Do I only have 15 minutes on a traffic stop to do a free air sniff?

No. Time limits no longer exist as a measure of the legality of a free air sniff during a traffic stop. Previous cases talked about “minimal intrusion” and stated various time delays of up to 15 minutes were permissible. The United States Supreme Court, however, in 2015, promulgated a different rule: the sniff must occur during the mission of the traffic stop or additional probable cause must be developed to extend that mission. This rule was announced in Rodriguez v. United States (2015) 575 U.S. 348. ““[A] relatively brief encounter,” a routine traffic stop is “more analogous to a so-called ‘Terry stop’ . . . than to a formal arrest.” Knowles v. Iowa (1998) 525 U.S. 113, 117 quoting Berkemer v. McCarty (1984) 468 U.S. 420, 439, in turn citing Terry v. Ohio (1968) 392 U.S. 1, 88. See also Arizona v.
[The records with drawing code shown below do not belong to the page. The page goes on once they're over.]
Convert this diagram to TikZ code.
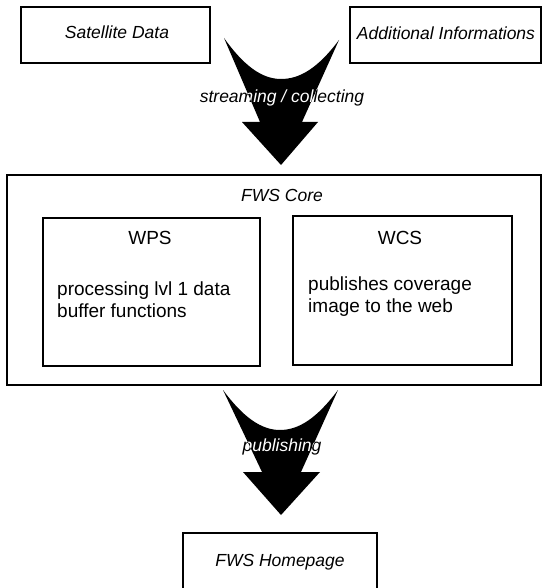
\documentclass[tikz,border=0pt]{standalone}
\usepackage{fontspec}
\setmainfont{Liberation Sans}
\begin{document}
\begin{tikzpicture}[x=1pt,y=-1pt]
\tikzset{
  box/.style={draw, line width=1.6pt, inner sep=0pt, fill=white},
  lbl/.style={font=\itshape\fontsize{17.5}{20}\selectfont, inner sep=0pt},
  ttl/.style={font=\fontsize{19}{22}\selectfont, inner sep=0pt},
  body/.style={font=\fontsize{19}{22}\selectfont, align=left, inner sep=0pt, anchor=west},
  bigarrow/.style={fill=black, draw=none},
  flowlbl/.style={font=\itshape\fontsize{17.5}{20}\selectfont, inner sep=0pt, text=white}
}
\clip (0,0) rectangle (544,588);
\fill[white] (0,0) rectangle (544,588);

% source boxes
\node[box, minimum width=189pt, minimum height=56pt] (sat) at (115.5,35) {};
\node[lbl] (satlbl) at (117,32) {Satellite Data};
\node[box, minimum width=191pt, minimum height=56pt] (add) at (445.5,35) {};
\node[lbl] (addlbl) at (446,33) {Additional Informations};

% core
\node[box, minimum width=534pt, minimum height=210pt] (core) at (274,280) {};
\node[lbl] (corelbl) at (282,195) {FWS Core};
\node[box, minimum width=217pt, minimum height=148pt] (wps) at (151.5,292) {};
\node[ttl] (wpslbl) at (150,238) {WPS};
\node[body] (wpsbody) at (57,300) {processing lvl 1 data\\buffer functions};
\node[box, minimum width=219pt, minimum height=149pt] (wcs) at (402.5,290.5) {};
\node[ttl] (wcslbl) at (400,238) {WCS};
\node[body] (wcsbody) at (308,297) {publishes coverage\\image to the web};

% homepage
\node[box, minimum width=194pt, minimum height=80pt] (home) at (280,573) {};
\node[lbl] (homelbl) at (280,562) {FWS Homepage};

% big arrows
\fill[bigarrow] (224,38) -- (260,122) -- (242,122) -- (281,165) -- (318,122) -- (302,122) -- (339,40)
  .. controls (318,68) and (300,79) .. (281,79) .. controls (262,79) and (244,66) .. (224,38) -- cycle;
\fill[bigarrow] (223,390) -- (262,472) -- (243,472) -- (281,515) -- (320,472) -- (301,472) -- (338,390)
  .. controls (317,418) and (299,430) .. (280,430) .. controls (261,430) and (243,417) .. (223,390) -- cycle;

\begin{scope}[blend mode=difference]
\node[flowlbl] (flow1) at (282,98) {streaming / collecting};
\node[flowlbl] (flow2) at (282,447) {publishing};
\end{scope}
\end{tikzpicture}
\end{document}
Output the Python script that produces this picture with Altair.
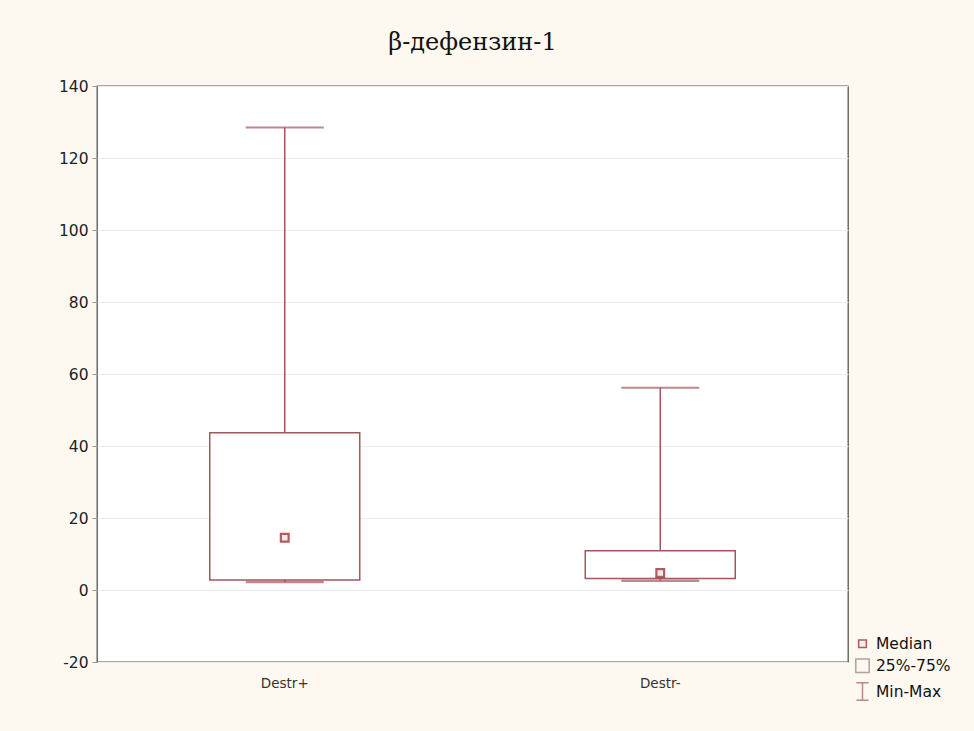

Johnson (2009) 555 U.S. 323, 330. Like a Terry stop, the tolerable duration of police inquiries in the traffic-stop context is determined by the seizure’s “mission”—to address the traffic violation that warranted the stop (Illinois v. Caballes (2005) 543 U.S. 405, 407) and attend to related safety concerns (Rodriguez, supra, at 356-357). See also United States v. Sharpe (1985) 470 U.S. 675, 685; Florida v. Royer (1983) 460 U.S. 491, 500 (plurality opinion); “The scope of the detention must be carefully tailored to its underlying justification.” Because addressing the infraction is the purpose of the stop, the stop may “last no longer than is necessary to effectuate th[at] purpose.” Ibid. See also Caballes, supra, at 407. Authority for the seizure thus ends when tasks tied to the traffic infraction are—or reasonably should have been—completed. See Sharpe, supra, at 686; (in determining the reasonable duration of a stop, “it [is] appropriate to examine whether the police diligently pursued [the] investigation”). Rodriguez, supra, at 354.

Finally, if you develop additional reasonable suspicion of another crime, other than the original infraction(s), the time in which the free air sniff can be accomplished is expanded to include investigation of the additional suspected crimes.